Munis de pancartes « zone contaminée », « dépollution » ou « défense des salariés », les opposants à cette usine ont défilé jusqu’à la mairie de cette ville de proche banlieue parisienne. Plusieurs élus étaient présents à la manifestation, dont Alexis Corbière, député La France Insoumise de la circonscription.

Un cas de leucémie

« Locaux vétustes », « écoulement de produits chimiques dans les rues », « odeurs âcres »… Les habitants dénoncent depuis plusieurs années les conditions d’exploitation de la SNEM (Société nouvelle d’eugénisation des métaux), un sous-traitant des groupes Airbus et Safran, spécialisé dans le traitement chimique de pièces pour l’industrie aéronautique.

Située à une cinquantaine de mètres du groupe scolaire, cette installation classée pour la protection de l’environnement (ICPE) est devenue indésirable pour les habitants du quartier depuis qu’un cas de leucémie rare (s’ajoutant à deux autres cas en quinze ans dans la même rue, dont un mortel) a été déclaré chez un élève de CM2 avant l’été.

Depuis, la mobilisation n’a pas faibli, bien que plusieurs séries d’analyses conduites depuis, sous l’égide de la préfecture de Seine-Saint-Denis, aient conclu à « l’absence de risque pour les populations avoisinantes ».

Révision du système d’aération

Selon la préfecture, l’exploitant, qui avait aussi été mis en demeure d’améliorer sa gestion des déchets et son système d’aération notamment, a entrepris les travaux demandés dans les temps impartis.

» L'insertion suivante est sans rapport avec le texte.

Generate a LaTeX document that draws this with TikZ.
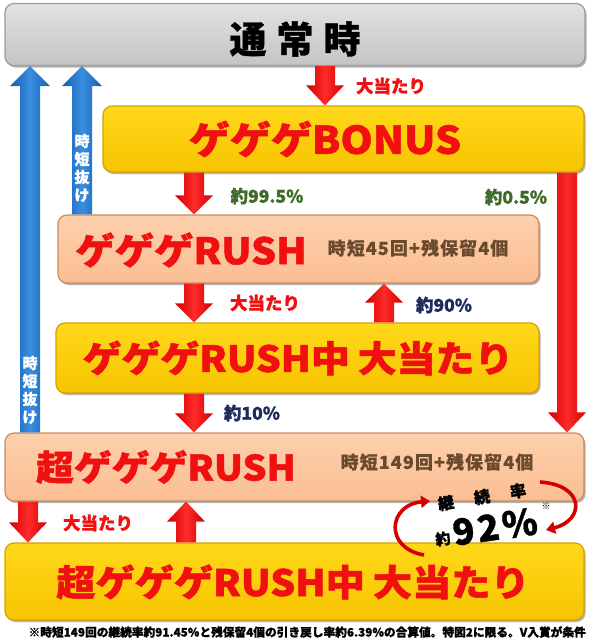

Des éléments insuffisants pour les manifestants, qui dénoncent des irrégularités dans les analyses. Les résultats de l’étude menée pendant l’été par le laboratoire central de la préfecture de police, auxquels Le Monde a eu accès, montrent que des taux anormalement élevés de chrome VI ont été retrouvés dans l’usine, alors même que son activité était limitée.

Ainsi, une concentration de 3,6 µg/m3 a été mesurée dans l’air intérieur lors d’un prélèvement effectué le 1er août, soit plus de trois fois la limite autorisée. Un dépassement qui n’a pas échappé à l’agence régionale de santé (ARS) qui relève que « concernant le chrome VI, l’attention de l’exploitant est attirée sur un possible dépassement de la VLEP [valeur limite d’exposition professionnelle] sur huit heures fixée à 1 µg/m3. »

Particulièrement prisé dans l’aéronautique pour ses qualités anticorrosives, le chrome VI est classé cancérogène, mutagène et reprotoxique. Le règlement européen Reach interdit définitivement son usage dans l’Union européenne depuis le 21 septembre. Mais Airbus et Safran ont obtenu une dérogation pour continuer à l’utiliser.